In U.N. speech, Egypt’s Morsi rejects broad free speech rights

by
September 27, 2012
By Paul Richter, Los Angeles TimesUNITED NATIONS — Egypt‘s recently elected President Mohamed Morsi on Wednesday rejected President Obama‘s view of free speech rights and made plain his ambition to seize greater influence for the Arab world’s most populous country.

Morsi, in his debut speech to the U.N. General Assembly, said Egypt intended to lead the way in resolving Syria’s civil war, pressing the cause of Palestinians and defusing the threat of nuclear proliferation in the Middle East.

He also said that though his country now embraces democracy and human rights, it would not accept the categorical approach to free speech that Obama urged at theUnited Nations and would not tolerate insults to religion.

“Egypt respects freedom of expression,” he said, but “one that is not used to incite hatred against anyone. One that is not directed toward one specific religion or cult.”

He called on the U.N. to consider international action to crack down on speech that defames religions.

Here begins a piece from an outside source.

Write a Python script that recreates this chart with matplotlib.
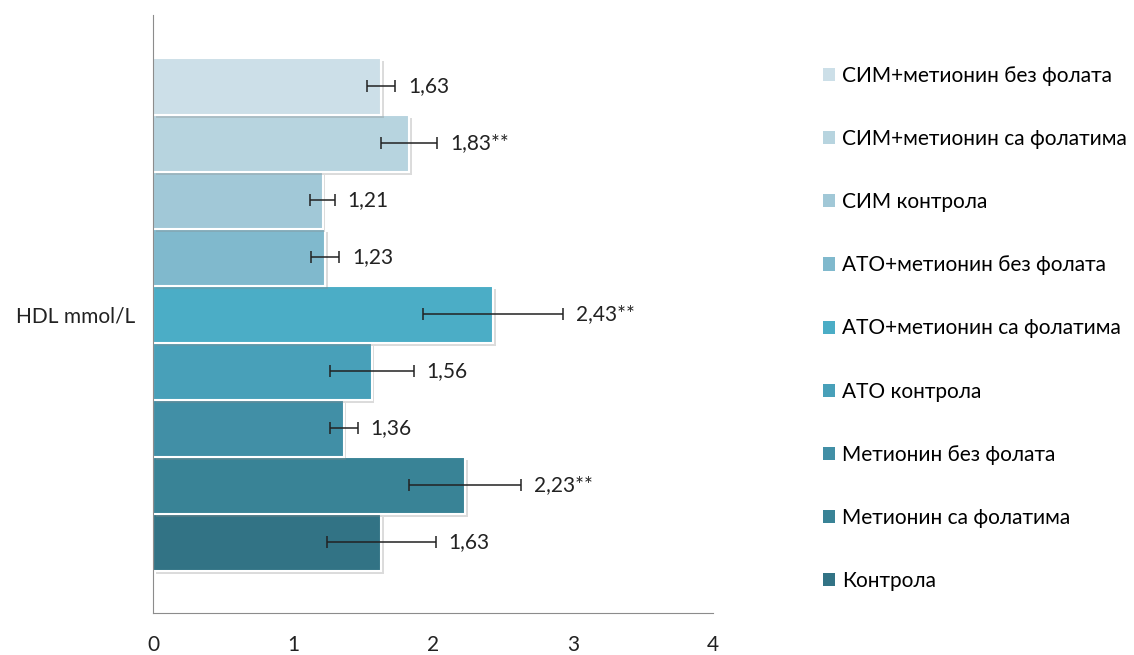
import matplotlib
matplotlib.use('Agg')
import matplotlib.pyplot as plt
import matplotlib.patheffects as pe
from matplotlib.patches import Patch

# Groups listed from bottom bar to top bar
groups = ['Контрола', 'Метионин са фолатима', 'Метионин без фолата', 'АТО контрола',
          'АТО+метионин са фолатима', 'АТО+метионин без фолата', 'СИМ контрола',
          'СИМ+метионин са фолатима', 'СИМ+метионин без фолата']
values = [1.63, 2.23, 1.36, 1.56, 2.43, 1.23, 1.21, 1.83, 1.63]
errors = [0.39, 0.40, 0.10, 0.30, 0.50, 0.10, 0.09, 0.20, 0.10]
labels = ['1,63', '2,23**', '1,36', '1,56', '2,43**', '1,23', '1,21', '1,83**', '1,63']
colors = ['#327385', '#398396', '#418FA6', '#48A0B9', '#4BADC6',
          '#80B9CD', '#A1C8D7', '#B7D4DF', '#CCDFE8']

plt.rcParams['font.family'] = ['Lato', 'DejaVu Sans']

fig = plt.figure(figsize=(11.34, 6.55), dpi=100)
ax = fig.add_axes([0.135, 0.064, 0.494, 0.913])

for i, (v, e, c) in enumerate(zip(values, errors, colors)):
    ax.barh(i, v, height=1.0, color=c, edgecolor='white', linewidth=1.5,
            path_effects=[pe.SimplePatchShadow(offset=(2, -2), alpha=0.3, shadow_rgbFace='#888888'),
                          pe.Normal()])
    ax.errorbar(v, i, xerr=e, fmt='none', ecolor='#222222',
                elinewidth=1.1, capsize=4, capthick=1.1)
    ax.annotate(labels[i], (v + e, i), xytext=(9, 0), textcoords='offset points',
                va='center', ha='left', fontsize=15, color='#222222')

ax.set_xlim(0, 4)
ax.set_ylim(-1.24, 9.25)
ax.set_xticks([0, 1, 2, 3, 4])
ax.set_yticks([4])
ax.set_yticklabels(['HDL mmol/L'])
ax.tick_params(axis='both', length=0, labelsize=15, colors='#222222')
ax.tick_params(axis='x', pad=16)
ax.tick_params(axis='y', pad=13)
for s in ['top', 'right']:
    ax.spines[s].set_visible(False)
for s in ['left', 'bottom']:
    ax.spines[s].set_color('#8c8c8c')

handles = [Patch(facecolor=c, edgecolor='none') for c in colors]
fig.legend(handles[::-1], groups[::-1], loc='upper left', bbox_to_anchor=(0.718, 0.912),
           frameon=False, fontsize=15, handlelength=0.6, handleheight=0.6,
           handletextpad=0.35, labelspacing=2.07, borderaxespad=0)

fig.savefig('out.png', dpi=100)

Morsi’s comments addressed a disagreement between Muslim and Western leaders that has surfaced this month since an anti-Islamic video made in the U.S. ignited protests and set off deadly attacks in nearly two dozen countries in the Muslim world. Muslim leaders have demanded that Western governments crack down on such expression, while Western governments have insisted that they must allow full free speech rights.

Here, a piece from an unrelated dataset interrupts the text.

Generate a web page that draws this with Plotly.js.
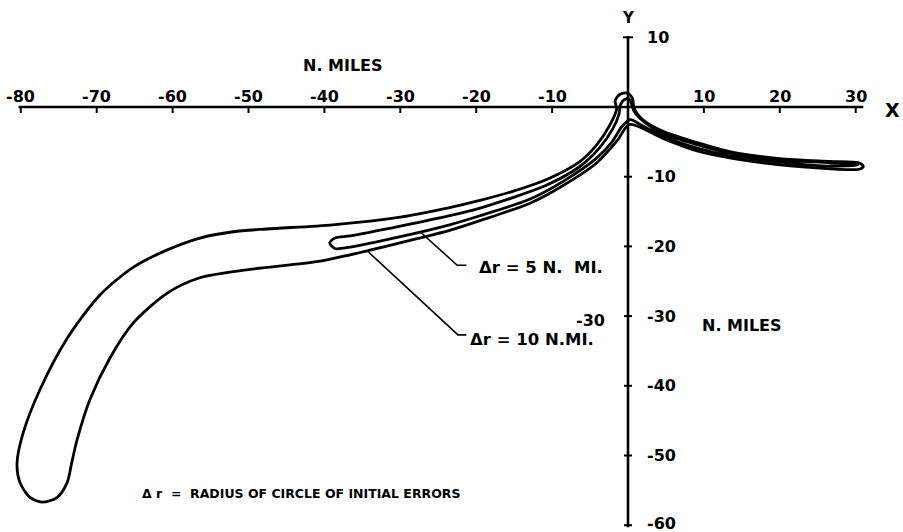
<!DOCTYPE html>
<html>
<head>
<meta charset="utf-8">
<script src="https://cdn.plot.ly/plotly-3.0.1.min.js"></script>
<style>html,body{margin:0;padding:0;background:#fff;}#chart{width:903px;height:532px;}</style>
</head>
<body>
<div id="chart"></div>
<script>
// ---- data (N. miles) ----
const xTicks = [-80, -70, -60, -50, -40, -30, -20, -10, 10, 20, 30];
const xTickLabels = ["-80", "-70", "-60", "-50", "-40", "-30", "-20", "-10", "10", "20", "30"];
const yTicks = [10, -10, -20, -30, -40, -50, -60];
const yTickLabels = ["10", "-10", "-20", "-30", "-40", "-50", "-60"];

// contour for Δr = 10 N. MI.
const dr10X = [31.0, 30.4, 26.6, 20.0, 13.4, 9.1, 4.6, 1.8, 0.8,
  0.6, -0.1, -1.1, -1.7, -1.5,
  -2.4, -4.1, -6.3, -10.7, -15.2, -19.5, -23.8, -30.0, -38.9, -47.6, -52.0, -56.4, -60.7, -65.2, -69.6, -73.9, -77.5, -79.7, -80.5,
  -80.1, -78.8, -77.2, -75.2, -73.9, -73.3, -72.6, -70.9, -68.2, -65.2, -60.7, -56.4, -49.8, -41.0, -36.6, -32.3, -27.8, -23.5, -19.5, -12.9, -8.6, -4.1, -1.4, 0.2,
  4.6, 9.1, 13.4, 17.8, 24.4, 30.6, 31.0];
const dr10Y = [-8.5, -8.0, -7.8, -7.4, -6.4, -5.1, -3.5, -1.7, -0.2,
  1.2, 2.0, 1.8, 0.9, -0.3,
  -2.6, -5.4, -7.8, -10.4, -12.1, -13.4, -14.5, -15.8, -16.9, -17.5, -17.9, -18.8, -20.5, -23.0, -27.0, -33.2, -40.6, -46.8, -51.1,
  -53.9, -56.0, -56.7, -56.0, -53.9, -51.1, -47.8, -42.0, -35.9, -31.0, -26.7, -24.5, -23.3, -22.2, -21.2, -20.1, -18.9, -17.7, -16.3, -13.8, -11.3, -8.0, -4.8, -2.5,
  -4.5, -6.3, -7.3, -8.0, -8.7, -8.9, -8.5];

// contour for Δr = 5 N. MI.
const dr5X = [-39.3, -38.6, -36.6, -30.0, -23.5, -19.5, -15.2, -10.7, -6.3, -3.7, -2.0, -1.2,
  -1.0, -0.4, 0.2, 0.5, 0.8,
  2.2, 4.6, 9.1, 13.4, 20.0, 26.6, 30.3,
  26.6, 20.0, 13.4, 9.1, 4.6, 1.6, 0.3,
  -0.8, -2.1, -4.1, -8.6, -12.9, -19.5, -23.5, -30.0, -36.6, -38.6, -39.3];
const dr5Y = [-19.5, -18.8, -18.5, -17.1, -15.6, -14.5, -13.0, -11.2, -8.5, -5.8, -3.1, -1.1,
  0.3, 1.1, 1.1, 0.3, -0.6,
  -2.2, -3.8, -5.4, -6.6, -7.6, -8.0, -8.3,
  -8.5, -7.9, -7.0, -5.9, -4.2, -2.5, -1.8,
  -2.8, -5.0, -7.3, -10.7, -13.2, -15.6, -16.9, -18.6, -20.1, -20.3, -19.5];

// leader lines of the labels
const leader5X = [-27.4, -22.5, -21.3];
const leader5Y = [-17.9, -22.7, -22.7];
const leader10X = [-34.3, -22.4, -21.3];
const leader10Y = [-20.7, -32.7, -32.7];

// axis extents
const xAxisX = [-80.3, 31.0];
const yAxisY = [10.2, -60.3];

// ---- layout geometry (pixels) ----
const W = 903, H = 532;
const M = {l: 4, r: 4, t: 4, b: 2};
const originPx = {x: 628, y: 107};
const pxPerX = 7.59, pxPerY = 6.97;
const xRange = [(M.l - originPx.x) / pxPerX, (W - M.r - originPx.x) / pxPerX];
const yRange = [(originPx.y - (H - M.b)) / pxPerY, (originPx.y - M.t) / pxPerY];

const FONT = "DejaVu Sans, Open Sans, sans-serif";
const lineStyle = {color: "#000", width: 2.8};

const traces = [
  {x: xAxisX, y: [0, 0], mode: "lines", line: {color: "#000", width: 2.6}},
  {x: [0, 0], y: yAxisY, mode: "lines", line: {color: "#000", width: 2.6}},
  {x: dr10X, y: dr10Y, mode: "lines", line: Object.assign({shape: "spline", smoothing: 0.8}, lineStyle)},
  {x: dr5X, y: dr5Y, mode: "lines", line: Object.assign({shape: "spline", smoothing: 0.8}, lineStyle)},
  {x: leader5X, y: leader5Y, mode: "lines", line: {color: "#000", width: 1.6}},
  {x: leader10X, y: leader10Y, mode: "lines", line: {color: "#000", width: 1.6}}
];

const shapes = [];
xTicks.forEach(v => shapes.push({type: "line", xref: "x", yref: "y", ysizemode: "pixel", yanchor: 0,
  x0: v, x1: v, y0: -6, y1: 1, line: {color: "#000", width: 2}}));
yTicks.forEach(v => shapes.push({type: "line", xref: "x", yref: "y", xsizemode: "pixel", xanchor: 0,
  x0: v === 10 ? -5 : -4, x1: v === 10 ? 5 : 4, y0: v, y1: v, line: {color: "#000", width: 2}}));

const annotations = [];
function txt(text, x, y, size, xanchor, yanchor, extra) {
  annotations.push(Object.assign({text: text, x: x, y: y, xref: "x", yref: "y", showarrow: false,
    xanchor: xanchor || "center", yanchor: yanchor || "middle",
    font: {family: FONT, size: size, color: "#000", weight: 700}}, extra || {}));
}
xTicks.forEach((v, i) => txt(xTickLabels[i], v, 0, 16, "center", "middle", {yshift: 11}));
yTicks.forEach((v, i) => txt(yTickLabels[i], 0, v, 16, "left", "middle", {xshift: 17, yshift: v === -60 ? 2 : 0}));
txt("N. MILES", -37.5, 5.9, 16);
txt("Y", 0, 12.8, 15);
txt("X", 34.9, -0.5, 19);
txt("N. MILES", 9.5, -31.3, 16, "left");
txt("-30", -2.8, -30.6, 16, "right");
txt("Δr = 5 N.  MI.", -19.9, -23.0, 16.5, "left");
txt("Δr = 10 N.MI.", -21.1, -33.4, 16.5, "left");
txt("Δ r  =  RADIUS OF CIRCLE OF INITIAL ERRORS", -64.3, -55.4, 12.5, "left");

const layout = {
  width: W, height: H,
  margin: M,
  paper_bgcolor: "#fff", plot_bgcolor: "#fff",
  showlegend: false,
  hovermode: false,
  xaxis: {range: xRange, visible: false, fixedrange: true},
  yaxis: {range: yRange, visible: false, fixedrange: true},
  shapes: shapes,
  annotations: annotations
};

Plotly.newPlot("chart", traces, layout, {staticPlot: true, displayModeBar: false});
</script>
</body>
</html>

Yemen President Abdu Rabu Mansour Hadi, in his remarks, also rejected protection of speech that criticizes religion. “There should be limits for the freedom of expression, especially if such freedom blasphemes the beliefs of nations and defames their figures,” Hadi said.

Obama, in his U.N. address Tuesday, pressed Muslim countries to accept the Western approach.

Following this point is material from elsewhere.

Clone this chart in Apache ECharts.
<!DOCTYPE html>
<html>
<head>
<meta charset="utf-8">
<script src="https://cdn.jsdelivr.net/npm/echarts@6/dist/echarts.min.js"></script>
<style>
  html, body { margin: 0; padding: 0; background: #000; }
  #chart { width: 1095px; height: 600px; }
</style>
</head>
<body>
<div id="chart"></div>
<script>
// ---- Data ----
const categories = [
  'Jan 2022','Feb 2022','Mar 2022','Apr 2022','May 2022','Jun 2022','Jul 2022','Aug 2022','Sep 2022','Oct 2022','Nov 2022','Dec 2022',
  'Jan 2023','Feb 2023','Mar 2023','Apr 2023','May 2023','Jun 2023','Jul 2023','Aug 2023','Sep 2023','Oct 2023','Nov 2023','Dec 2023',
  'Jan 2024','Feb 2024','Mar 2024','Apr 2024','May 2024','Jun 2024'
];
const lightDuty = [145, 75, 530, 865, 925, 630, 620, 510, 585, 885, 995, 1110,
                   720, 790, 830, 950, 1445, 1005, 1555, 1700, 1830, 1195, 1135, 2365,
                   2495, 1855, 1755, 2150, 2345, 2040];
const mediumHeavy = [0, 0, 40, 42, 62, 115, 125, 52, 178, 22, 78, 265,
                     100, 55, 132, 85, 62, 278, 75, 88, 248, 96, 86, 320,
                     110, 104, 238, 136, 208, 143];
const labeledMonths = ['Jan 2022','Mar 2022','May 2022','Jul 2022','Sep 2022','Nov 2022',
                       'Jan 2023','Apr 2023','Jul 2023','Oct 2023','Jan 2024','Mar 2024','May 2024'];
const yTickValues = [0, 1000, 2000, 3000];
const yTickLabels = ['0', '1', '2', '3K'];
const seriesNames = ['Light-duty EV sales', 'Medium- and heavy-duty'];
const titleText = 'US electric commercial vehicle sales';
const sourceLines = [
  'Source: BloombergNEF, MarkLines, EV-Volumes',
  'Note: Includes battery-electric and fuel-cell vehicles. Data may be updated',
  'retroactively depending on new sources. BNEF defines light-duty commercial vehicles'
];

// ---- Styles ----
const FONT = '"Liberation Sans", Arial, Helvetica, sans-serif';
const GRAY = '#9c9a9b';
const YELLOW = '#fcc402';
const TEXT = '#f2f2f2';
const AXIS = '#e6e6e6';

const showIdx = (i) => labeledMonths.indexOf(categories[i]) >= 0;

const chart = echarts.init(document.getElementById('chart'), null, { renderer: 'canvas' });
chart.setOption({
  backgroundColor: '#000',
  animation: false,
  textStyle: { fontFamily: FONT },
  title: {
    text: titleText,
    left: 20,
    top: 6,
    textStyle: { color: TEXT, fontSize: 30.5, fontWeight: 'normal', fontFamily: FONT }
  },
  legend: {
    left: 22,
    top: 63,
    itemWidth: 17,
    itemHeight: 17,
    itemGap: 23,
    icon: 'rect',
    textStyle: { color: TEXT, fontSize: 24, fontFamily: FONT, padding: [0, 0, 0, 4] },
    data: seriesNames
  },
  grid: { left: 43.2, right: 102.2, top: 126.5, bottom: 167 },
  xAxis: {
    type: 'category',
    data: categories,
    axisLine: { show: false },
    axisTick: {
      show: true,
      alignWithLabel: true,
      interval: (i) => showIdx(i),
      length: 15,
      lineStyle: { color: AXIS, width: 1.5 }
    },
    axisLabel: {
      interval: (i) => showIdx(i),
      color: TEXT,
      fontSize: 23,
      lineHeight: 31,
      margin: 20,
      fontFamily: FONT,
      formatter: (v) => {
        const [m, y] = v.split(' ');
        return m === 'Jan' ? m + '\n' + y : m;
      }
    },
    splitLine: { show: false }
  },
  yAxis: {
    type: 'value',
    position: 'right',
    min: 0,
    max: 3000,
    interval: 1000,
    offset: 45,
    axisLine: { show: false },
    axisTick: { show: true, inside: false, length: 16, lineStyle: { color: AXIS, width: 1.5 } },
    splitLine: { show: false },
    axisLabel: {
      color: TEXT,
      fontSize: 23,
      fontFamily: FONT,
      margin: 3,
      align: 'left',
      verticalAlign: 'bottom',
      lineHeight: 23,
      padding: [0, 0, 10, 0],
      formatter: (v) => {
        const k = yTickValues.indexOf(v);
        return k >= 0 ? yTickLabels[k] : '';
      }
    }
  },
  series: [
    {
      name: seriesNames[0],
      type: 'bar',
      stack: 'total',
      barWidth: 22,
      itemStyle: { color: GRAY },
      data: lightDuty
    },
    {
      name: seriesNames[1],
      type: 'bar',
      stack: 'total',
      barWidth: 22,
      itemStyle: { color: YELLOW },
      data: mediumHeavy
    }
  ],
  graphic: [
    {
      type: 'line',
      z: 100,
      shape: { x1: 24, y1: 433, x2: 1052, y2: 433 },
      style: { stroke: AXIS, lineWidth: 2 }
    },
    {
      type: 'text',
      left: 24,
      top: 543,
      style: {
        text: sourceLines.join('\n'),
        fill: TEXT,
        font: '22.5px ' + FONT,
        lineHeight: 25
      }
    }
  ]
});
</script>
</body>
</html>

World leaders have been studying Morsi closely since the longtime Muslim Brotherhood member became president in June. The Obama administration has been concerned that Morsi might take a more assertive stand on Israel than his predecessor, Hosni Mubarak, who was ousted last year.

Morsi said his “first issue” would be to press the cause of the Palestinians at a time when peace negotiations with a Palestinian state appear dead in the water. He also called for a regional conference this year on nuclear proliferation in the Mideast, and appeared to scold both Israel and Iran, condemning countries that don’t join the international nonproliferation treaty and signatories that don’t follow its rules.